Today Mr. Levine’s credit union has 3,200 members, including 200 small businesses and 50 nonprofit groups. “People are literally bringing in money from under their mattresses,” says Mr. Levine.

Since its inception three years ago, the credit union has made $2-million in loans, and it recently opened a second branch.

One Teach For America alumna, Janna Wagner, helped create a nonprofit group that helps welfare recipients with children solve employment and child-care problems simultaneously.

The group, All Our Kin, in New Haven, Conn., trains participants to become early-childhood educators, enabling them to spend time with their children while they learn how to establish daycare programs in their homes or work for existing daycare centers.

The group currently enrolls about a dozen individuals at its two sites. In the morning, half the participants take classes while the other half care for the children. In the afternoon, the groups trade places.
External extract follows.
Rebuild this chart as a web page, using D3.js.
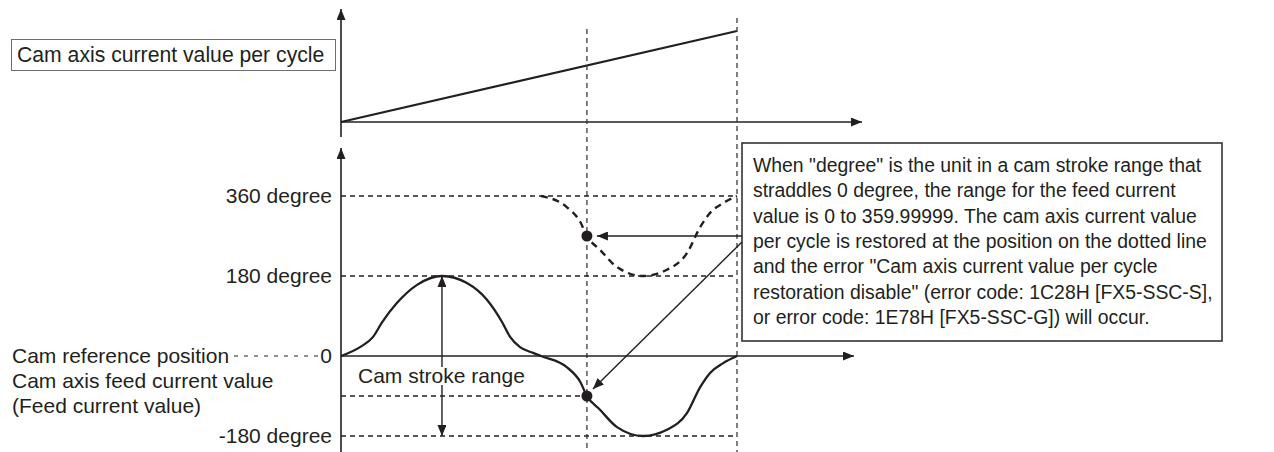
<!DOCTYPE html>
<html>
<head>
<meta charset="utf-8">
<script src="https://cdn.jsdelivr.net/npm/d3@7"></script>
<style>
  html, body { margin: 0; padding: 0; background: #fff; }
  svg { display: block; font-family: "Liberation Sans", Arial, sans-serif; }
</style>
</head>
<body>
<svg id="chart" width="1274" height="452"></svg>
<script>
// Cam phase (percent of one cam cycle) and the cam axis feed current value in degrees
const camPhase = [0, 4.8, 8.1, 10.4, 14.1, 19.2, 25.5, 31.8, 36.9, 40.7, 42.7, 45.2, 48.5, 50.5,
                  57, 60.4, 62.1, 65.4, 69.7, 76.3, 82.3, 87.4, 90.7, 93.2, 96.5, 100];
const feedDegree = [0, 20, 43, 76, 119, 160, 180, 164, 126, 76, 43, 20, 7, 0,
                    -25, -58, -90, -121, -160, -180, -166, -128, -70, -38, -16, 0];

// Cam axis current value per cycle (linear over one cycle)
const cyclePhase = [0, 100];
const cycleValue = [0, 100];

// Reference levels on the feed current value axis
const levelValues = [360, 180, 0, -180];
const levelLabels = ["360 degree", "180 degree", "0", "-180 degree"];

// Restoration point (phase where power is restored) and cycle end
const restorePhase = 62.1;
const cycleEnd = 100;
const strokePhase = 25.5;
const strokeRange = [180, -180];
const wrapOffset = 360;

const noteLines = [
  "When \"degree\" is the unit in a cam stroke range that",
  "straddles 0 degree, the range for the feed current",
  "value is 0 to 359.99999. The cam axis current value",
  "per cycle is restored at the position on the dotted line",
  "and the error \"Cam axis current value per cycle",
  "restoration disable\" (error code: 1C28H [FX5-SSC-S],",
  "or error code: 1E78H [FX5-SSC-G]) will occur."
];

const ink = "#231f20";
const svg = d3.select("#chart");

const x = d3.scaleLinear().domain([0, 100]).range([341, 737]);
const yTop = d3.scaleLinear().domain([0, 100]).range([122, 31]);
const yFeed = d3.scaleLinear().domain([-180, 360]).range([436, 196]);

// arrowhead markers
const defs = svg.append("defs");
function marker(id, len, wid) {
  defs.append("marker")
    .attr("id", id)
    .attr("viewBox", `0 0 ${len} ${wid}`)
    .attr("refX", len).attr("refY", wid / 2)
    .attr("markerWidth", len).attr("markerHeight", wid)
    .attr("markerUnits", "userSpaceOnUse")
    .attr("orient", "auto-start-reverse")
    .append("path")
    .attr("d", `M0,0L${len},${wid / 2}L0,${wid}Z`)
    .attr("fill", ink);
}
marker("axisHead", 11, 9);
marker("noteHead", 11, 9);

// ---------- top panel: cam axis current value per cycle ----------
svg.append("line")
  .attr("x1", x(0)).attr("x2", x(0))
  .attr("y1", 137).attr("y2", 9)
  .attr("stroke", ink).attr("stroke-width", 1.6)
  .attr("marker-end", "url(#axisHead)");
svg.append("line")
  .attr("x1", x(0)).attr("x2", 862)
  .attr("y1", yTop(0)).attr("y2", yTop(0))
  .attr("stroke", ink).attr("stroke-width", 1.6)
  .attr("marker-end", "url(#axisHead)");

const cycleData = cyclePhase.map((p, i) => [p, cycleValue[i]]);
svg.append("path")
  .datum(cycleData)
  .attr("d", d3.line().x(d => x(d[0])).y(d => yTop(d[1])))
  .attr("fill", "none").attr("stroke", ink).attr("stroke-width", 2.2);

svg.append("rect")
  .attr("x", 11.5).attr("y", 39.5).attr("width", 324).attr("height", 31)
  .attr("fill", "#fff").attr("stroke", "#6d6d6d").attr("stroke-width", 1);
svg.append("text")
  .attr("x", 17).attr("y", 62)
  .attr("font-size", 21.2).attr("fill", ink)
  .text("Cam axis current value per cycle");

// ---------- vertical dashed markers ----------
svg.append("line")
  .attr("x1", x(restorePhase)).attr("x2", x(restorePhase))
  .attr("y1", 29).attr("y2", 452)
  .attr("stroke", "#3a3a3a").attr("stroke-width", 1.3).attr("stroke-dasharray", "5,4");
svg.append("line")
  .attr("x1", x(cycleEnd)).attr("x2", x(cycleEnd))
  .attr("y1", 18).attr("y2", 452)
  .attr("stroke", "#3a3a3a").attr("stroke-width", 1.3).attr("stroke-dasharray", "5,4");

// ---------- bottom panel: cam axis feed current value ----------
// horizontal reference levels
[360, 180, -180].forEach(v => {
  svg.append("line")
    .attr("x1", x(0)).attr("x2", x(cycleEnd))
    .attr("y1", yFeed(v)).attr("y2", yFeed(v))
    .attr("stroke", ink).attr("stroke-width", 1.3).attr("stroke-dasharray", "5,4");
});

const curveData = camPhase.map((p, i) => [p, feedDegree[i]]);
const restoreValue = feedDegree[camPhase.indexOf(restorePhase)];

// level of the restored feed value
svg.append("line")
  .attr("x1", x(0)).attr("x2", x(restorePhase))
  .attr("y1", yFeed(restoreValue)).attr("y2", yFeed(restoreValue))
  .attr("stroke", ink).attr("stroke-width", 1.3).attr("stroke-dasharray", "5,4");

// left axis with level labels
const axis = d3.axisLeft(yFeed)
  .tickValues(levelValues)
  .tickFormat((d, i) => levelLabels[i])
  .tickSize(0).tickPadding(9);
const axisG = svg.append("g").attr("transform", `translate(${x(0)},0)`).call(axis);
axisG.select(".domain").remove();
axisG.selectAll("text")
  .attr("font-size", 21).attr("fill", ink)
  .attr("font-family", "'Liberation Sans', Arial, sans-serif");

svg.append("line")
  .attr("x1", x(0)).attr("x2", x(0))
  .attr("y1", 452).attr("y2", 148)
  .attr("stroke", ink).attr("stroke-width", 1.6)
  .attr("marker-end", "url(#axisHead)");
svg.append("line")
  .attr("x1", x(0)).attr("x2", 854)
  .attr("y1", yFeed(0)).attr("y2", yFeed(0))
  .attr("stroke", ink).attr("stroke-width", 1.6)
  .attr("marker-end", "url(#axisHead)");

// left descriptive labels
svg.append("text").attr("x", 12).attr("y", yFeed(0) + 7)
  .attr("font-size", 21).attr("fill", ink).text("Cam reference position");
svg.append("line")
  .attr("x1", 234).attr("x2", 318)
  .attr("y1", yFeed(0)).attr("y2", yFeed(0))
  .attr("stroke", ink).attr("stroke-width", 1.2).attr("stroke-dasharray", "4,6");
svg.append("text").attr("x", 12).attr("y", 388)
  .attr("font-size", 21).attr("fill", ink).text("Cam axis feed current value");
svg.append("text").attr("x", 12).attr("y", 413)
  .attr("font-size", 21).attr("fill", ink).text("(Feed current value)");

// feed current value curve
const line = d3.line().x(d => x(d[0])).y(d => yFeed(d[1])).curve(d3.curveMonotoneX);
svg.append("path")
  .datum(curveData)
  .attr("d", line)
  .attr("fill", "none").attr("stroke", ink).attr("stroke-width", 2.3);

// wrapped (0 to 359.99999) representation of the negative part
const wrapped = curveData.filter(d => d[0] >= 50 && d[1] <= 0).map(d => [d[0], d[1] + wrapOffset]);
svg.append("path")
  .datum(wrapped)
  .attr("d", line)
  .attr("fill", "none").attr("stroke", ink).attr("stroke-width", 2.4)
  .attr("stroke-dasharray", "7,5");

// cam stroke range arrow
svg.append("line")
  .attr("x1", x(strokePhase)).attr("x2", x(strokePhase))
  .attr("y1", yFeed(strokeRange[0])).attr("y2", yFeed(strokeRange[1]))
  .attr("stroke", ink).attr("stroke-width", 1.4)
  .attr("marker-start", "url(#axisHead)")
  .attr("marker-end", "url(#axisHead)");
const strokeLabel = svg.append("text")
  .attr("x", 358).attr("y", 383)
  .attr("font-size", 21).attr("fill", ink).text("Cam stroke range");
const bb = strokeLabel.node().getBBox();
svg.insert("rect", () => strokeLabel.node())
  .attr("x", bb.x - 2).attr("y", bb.y + 3).attr("width", bb.width + 4).attr("height", bb.height - 5)
  .attr("fill", "#fff");

// restoration points
const points = [[restorePhase, restoreValue + wrapOffset], [restorePhase, restoreValue]];
svg.selectAll("circle.pt")
  .data(points).enter().append("circle")
  .attr("class", "pt")
  .attr("cx", d => x(d[0])).attr("cy", d => yFeed(d[1]))
  .attr("r", 5.5).attr("fill", ink);

// ---------- note box ----------
const box = { x: 742, y: 143, w: 480, h: 198 };
svg.append("rect")
  .attr("x", box.x).attr("y", box.y).attr("width", box.w).attr("height", box.h)
  .attr("fill", "#fff").attr("stroke", "#3f3f3f").attr("stroke-width", 1.7);
svg.append("g").selectAll("text")
  .data(noteLines).enter().append("text")
  .attr("x", 753).attr("y", (d, i) => 172 + i * 25.3)
  .attr("font-size", 19.4).attr("fill", ink)
  .text(d => d);

// arrows from note box to the two restoration points
svg.append("line")
  .attr("x1", box.x).attr("y1", yFeed(points[0][1]))
  .attr("x2", x(points[0][0]) + 10).attr("y2", yFeed(points[0][1]))
  .attr("stroke", ink).attr("stroke-width", 1.4)
  .attr("marker-end", "url(#noteHead)");
svg.append("line")
  .attr("x1", box.x).attr("y1", yFeed(points[0][1]) + 6)
  .attr("x2", x(points[1][0]) + 6).attr("y2", yFeed(points[1][1]) - 7)
  .attr("stroke", ink).attr("stroke-width", 1.4)
  .attr("marker-end", "url(#noteHead)");
</script>
</body>
</html>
Ms. Wagner, who was a psychology major at Yale University, says she had planned to become an education researcher before spending three years teaching third grade in the South Bronx through Teach For America.

That experience, she says, made her realize that she wanted to work directly with children instead of studying them from afar in laboratories or libraries.

After earning her master’s degree from Harvard’s education school, Ms. Wagner co-founded the charity with Jessica Sager, a Yale Law School graduate.

The women were frustrated that parents on welfare were finding it hard to locate affordable, safe daycare as new state welfare laws sent them hunting for jobs. Such parents, they felt, should not have to choose between a job and the well-being of their children.

Ms. Wagner says Teach For America gave her the added inspiration — and a network of people she could turn to for advice — that made it less daunting to start a charity. Not only does the program convince a person “that you can change the system,” she says, but “it makes you feel like it’s your duty.”



NONPROFIT GROUPS CREATED BY TEACH FOR AMERICA PARTICIPANTS

Nonprofit organization Founder and year started teaching Description
All Our Kin (New Haven, Conn.) Janna Wagner (1995) Trains parents who are welfare recipients to operate their own daycare centers or to work for existing daycare programs.
America Scores (Washington) Julie Kennedy (1993) Soccer league and academic-enhancement program for inner-city students.
Assignment: Books (Compton, Calif.) Danny Brassell (1994) Creates and supports school libraries.
Credit Where Credit Is Due (New York) Mark Levine (1991) Operates community-owned credit unions for residents of Washington Heights and West Harlem.
Elysian Valley Community Center (Los Angeles) Steve Zimmer (1992) A community center offering a variety of services.
KIPP (Knowledge is Power Program) Foundation (San Francisco) David Levin (1992), Michael Feinberg (1992), and Scott Hamilton (Pisces Foundation) Trains educators to create new schools modeled after the KIPP Academies established by Mr. Levin and Mr. Feinberg in Houston and New York.
The Learning Project (New York) Robert Torres (1991) and Daniel Oscar (former staff member) Designs and runs new schools.
Project Straight from the Heart (Donna, Tex.) Aaron Brenner (1995) Promotes teaching of literacy through the arts.